» **WHAT YOU WILL DO**
Return the whole listing, line for line, without the pictures in it.
## Start GIVEN DATA
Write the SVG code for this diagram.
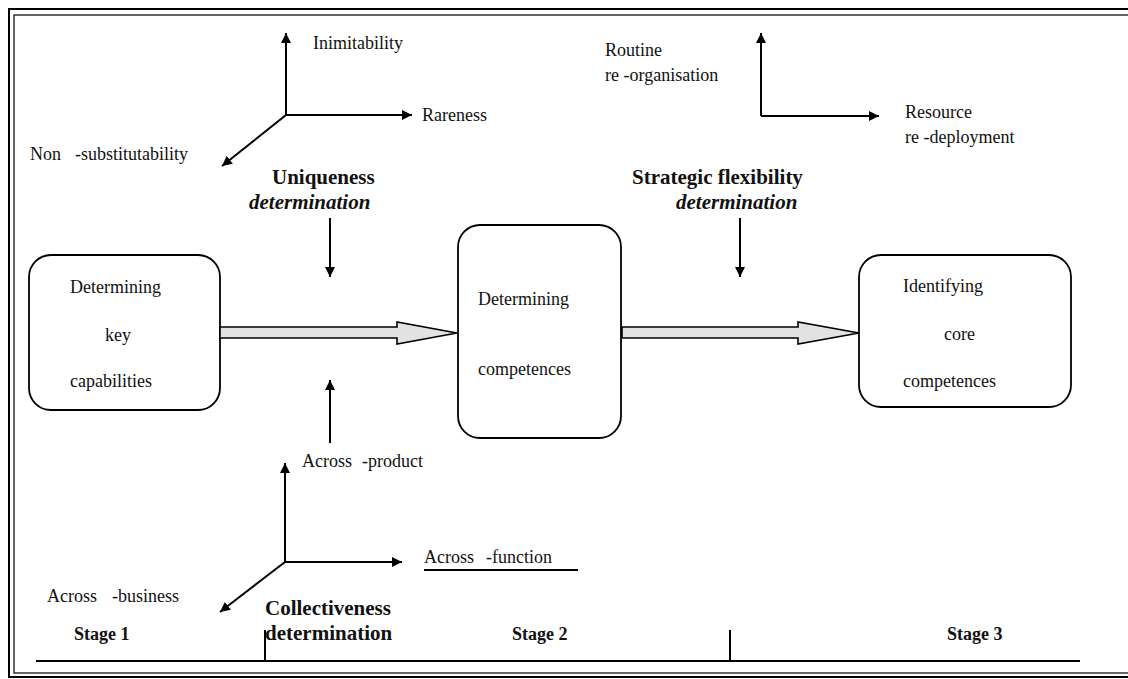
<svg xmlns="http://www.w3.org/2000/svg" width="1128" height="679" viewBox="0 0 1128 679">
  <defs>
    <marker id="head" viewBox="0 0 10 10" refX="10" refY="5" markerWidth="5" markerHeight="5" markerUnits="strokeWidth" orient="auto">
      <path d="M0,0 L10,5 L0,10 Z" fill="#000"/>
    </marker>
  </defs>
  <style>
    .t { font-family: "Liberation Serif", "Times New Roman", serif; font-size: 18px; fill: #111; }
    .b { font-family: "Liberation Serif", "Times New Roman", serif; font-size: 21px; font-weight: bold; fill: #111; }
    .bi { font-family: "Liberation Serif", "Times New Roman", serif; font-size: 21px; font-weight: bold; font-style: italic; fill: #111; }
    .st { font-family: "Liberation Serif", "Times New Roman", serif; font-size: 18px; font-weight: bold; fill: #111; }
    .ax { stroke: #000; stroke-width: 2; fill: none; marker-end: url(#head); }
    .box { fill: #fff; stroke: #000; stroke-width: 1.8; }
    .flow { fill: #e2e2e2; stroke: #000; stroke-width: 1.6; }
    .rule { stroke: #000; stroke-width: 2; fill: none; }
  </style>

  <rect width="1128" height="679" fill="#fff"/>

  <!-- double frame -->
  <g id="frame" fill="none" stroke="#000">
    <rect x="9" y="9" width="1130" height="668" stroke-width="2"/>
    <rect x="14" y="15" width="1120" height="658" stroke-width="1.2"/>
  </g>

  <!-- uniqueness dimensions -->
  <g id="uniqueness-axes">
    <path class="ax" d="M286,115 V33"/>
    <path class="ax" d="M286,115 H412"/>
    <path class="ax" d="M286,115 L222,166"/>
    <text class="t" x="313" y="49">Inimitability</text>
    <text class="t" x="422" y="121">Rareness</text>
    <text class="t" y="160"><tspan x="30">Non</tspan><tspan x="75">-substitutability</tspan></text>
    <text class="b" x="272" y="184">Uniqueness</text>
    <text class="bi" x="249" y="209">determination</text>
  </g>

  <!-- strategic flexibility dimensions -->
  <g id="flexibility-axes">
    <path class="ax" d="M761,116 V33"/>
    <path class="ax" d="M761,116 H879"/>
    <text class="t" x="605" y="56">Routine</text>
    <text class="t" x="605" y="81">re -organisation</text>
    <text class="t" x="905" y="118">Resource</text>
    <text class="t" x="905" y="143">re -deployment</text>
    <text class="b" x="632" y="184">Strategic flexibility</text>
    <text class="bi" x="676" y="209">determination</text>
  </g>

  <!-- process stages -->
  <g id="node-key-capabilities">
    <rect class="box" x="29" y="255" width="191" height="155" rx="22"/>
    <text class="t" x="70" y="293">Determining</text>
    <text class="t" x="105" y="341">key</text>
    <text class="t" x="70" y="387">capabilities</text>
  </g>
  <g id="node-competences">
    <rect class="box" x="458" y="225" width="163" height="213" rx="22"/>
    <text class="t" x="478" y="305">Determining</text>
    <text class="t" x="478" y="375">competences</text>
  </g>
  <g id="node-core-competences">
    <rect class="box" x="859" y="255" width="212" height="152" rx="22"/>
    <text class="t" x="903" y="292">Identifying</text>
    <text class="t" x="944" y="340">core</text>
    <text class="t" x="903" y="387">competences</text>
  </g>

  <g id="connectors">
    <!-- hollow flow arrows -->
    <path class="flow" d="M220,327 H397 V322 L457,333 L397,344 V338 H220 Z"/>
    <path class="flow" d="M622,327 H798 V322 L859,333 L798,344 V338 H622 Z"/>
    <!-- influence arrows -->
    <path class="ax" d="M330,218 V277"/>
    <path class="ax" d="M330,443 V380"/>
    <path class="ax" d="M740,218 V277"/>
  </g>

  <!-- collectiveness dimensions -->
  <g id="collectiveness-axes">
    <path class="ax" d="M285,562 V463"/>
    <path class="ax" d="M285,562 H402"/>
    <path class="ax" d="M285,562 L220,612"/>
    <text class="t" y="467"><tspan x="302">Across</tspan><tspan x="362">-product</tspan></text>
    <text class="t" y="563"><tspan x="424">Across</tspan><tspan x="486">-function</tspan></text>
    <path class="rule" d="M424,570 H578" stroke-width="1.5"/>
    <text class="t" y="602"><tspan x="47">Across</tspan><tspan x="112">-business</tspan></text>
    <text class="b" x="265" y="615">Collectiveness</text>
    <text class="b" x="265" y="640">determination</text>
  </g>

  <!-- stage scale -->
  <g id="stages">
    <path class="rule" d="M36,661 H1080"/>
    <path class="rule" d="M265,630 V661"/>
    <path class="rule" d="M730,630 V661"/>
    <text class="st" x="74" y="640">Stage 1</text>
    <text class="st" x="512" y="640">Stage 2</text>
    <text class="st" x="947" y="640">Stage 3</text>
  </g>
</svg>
## End GIVEN DATA
» **REPLY**
Write the SVG code for this diagram.
<svg xmlns="http://www.w3.org/2000/svg" width="1128" height="679" viewBox="0 0 1128 679">
  <defs>
    <marker id="head" viewBox="0 0 10 10" refX="10" refY="5" markerWidth="5" markerHeight="5" markerUnits="strokeWidth" orient="auto">
      <path d="M0,0 L10,5 L0,10 Z" fill="#000"/>
    </marker>
  </defs>
  <style>
    .t { font-family: "Liberation Serif", "Times New Roman", serif; font-size: 18px; fill: #111; }
    .b { font-family: "Liberation Serif", "Times New Roman", serif; font-size: 21px; font-weight: bold; fill: #111; }
    .bi { font-family: "Liberation Serif", "Times New Roman", serif; font-size: 21px; font-weight: bold; font-style: italic; fill: #111; }
    .st { font-family: "Liberation Serif", "Times New Roman", serif; font-size: 18px; font-weight: bold; fill: #111; }
    .ax { stroke: #000; stroke-width: 2; fill: none; marker-end: url(#head); }
    .box { fill: #fff; stroke: #000; stroke-width: 1.8; }
    .flow { fill: #e2e2e2; stroke: #000; stroke-width: 1.6; }
    .rule { stroke: #000; stroke-width: 2; fill: none; }
  </style>

  <rect width="1128" height="679" fill="#fff"/>

  <!-- double frame -->
  <g id="frame" fill="none" stroke="#000">
    <rect x="9" y="9" width="1130" height="668" stroke-width="2"/>
    <rect x="14" y="15" width="1120" height="658" stroke-width="1.2"/>
  </g>

  <!-- uniqueness dimensions -->
  <g id="uniqueness-axes">
    <path class="ax" d="M286,115 V33"/>
    <path class="ax" d="M286,115 H412"/>
    <path class="ax" d="M286,115 L222,166"/>
    <text class="t" x="313" y="49">Inimitability</text>
    <text class="t" x="422" y="121">Rareness</text>
    <text class="t" y="160"><tspan x="30">Non</tspan><tspan x="75">-substitutability</tspan></text>
    <text class="b" x="272" y="184">Uniqueness</text>
    <text class="bi" x="249" y="209">determination</text>
  </g>

  <!-- strategic flexibility dimensions -->
  <g id="flexibility-axes">
    <path class="ax" d="M761,116 V33"/>
    <path class="ax" d="M761,116 H879"/>
    <text class="t" x="605" y="56">Routine</text>
    <text class="t" x="605" y="81">re -organisation</text>
    <text class="t" x="905" y="118">Resource</text>
    <text class="t" x="905" y="143">re -deployment</text>
    <text class="b" x="632" y="184">Strategic flexibility</text>
    <text class="bi" x="676" y="209">determination</text>
  </g>

  <!-- process stages -->
  <g id="node-key-capabilities">
    <rect class="box" x="29" y="255" width="191" height="155" rx="22"/>
    <text class="t" x="70" y="293">Determining</text>
    <text class="t" x="105" y="341">key</text>
    <text class="t" x="70" y="387">capabilities</text>
  </g>
  <g id="node-competences">
    <rect class="box" x="458" y="225" width="163" height="213" rx="22"/>
    <text class="t" x="478" y="305">Determining</text>
    <text class="t" x="478" y="375">competences</text>
  </g>
  <g id="node-core-competences">
    <rect class="box" x="859" y="255" width="212" height="152" rx="22"/>
    <text class="t" x="903" y="292">Identifying</text>
    <text class="t" x="944" y="340">core</text>
    <text class="t" x="903" y="387">competences</text>
  </g>

  <g id="connectors">
    <!-- hollow flow arrows -->
    <path class="flow" d="M220,327 H397 V322 L457,333 L397,344 V338 H220 Z"/>
    <path class="flow" d="M622,327 H798 V322 L859,333 L798,344 V338 H622 Z"/>
    <!-- influence arrows -->
    <path class="ax" d="M330,218 V277"/>
    <path class="ax" d="M330,443 V380"/>
    <path class="ax" d="M740,218 V277"/>
  </g>

  <!-- collectiveness dimensions -->
  <g id="collectiveness-axes">
    <path class="ax" d="M285,562 V463"/>
    <path class="ax" d="M285,562 H402"/>
    <path class="ax" d="M285,562 L220,612"/>
    <text class="t" y="467"><tspan x="302">Across</tspan><tspan x="362">-product</tspan></text>
    <text class="t" y="563"><tspan x="424">Across</tspan><tspan x="486">-function</tspan></text>
    <path class="rule" d="M424,570 H578" stroke-width="1.5"/>
    <text class="t" y="602"><tspan x="47">Across</tspan><tspan x="112">-business</tspan></text>
    <text class="b" x="265" y="615">Collectiveness</text>
    <text class="b" x="265" y="640">determination</text>
  </g>

  <!-- stage scale -->
  <g id="stages">
    <path class="rule" d="M36,661 H1080"/>
    <path class="rule" d="M265,630 V661"/>
    <path class="rule" d="M730,630 V661"/>
    <text class="st" x="74" y="640">Stage 1</text>
    <text class="st" x="512" y="640">Stage 2</text>
    <text class="st" x="947" y="640">Stage 3</text>
  </g>
</svg>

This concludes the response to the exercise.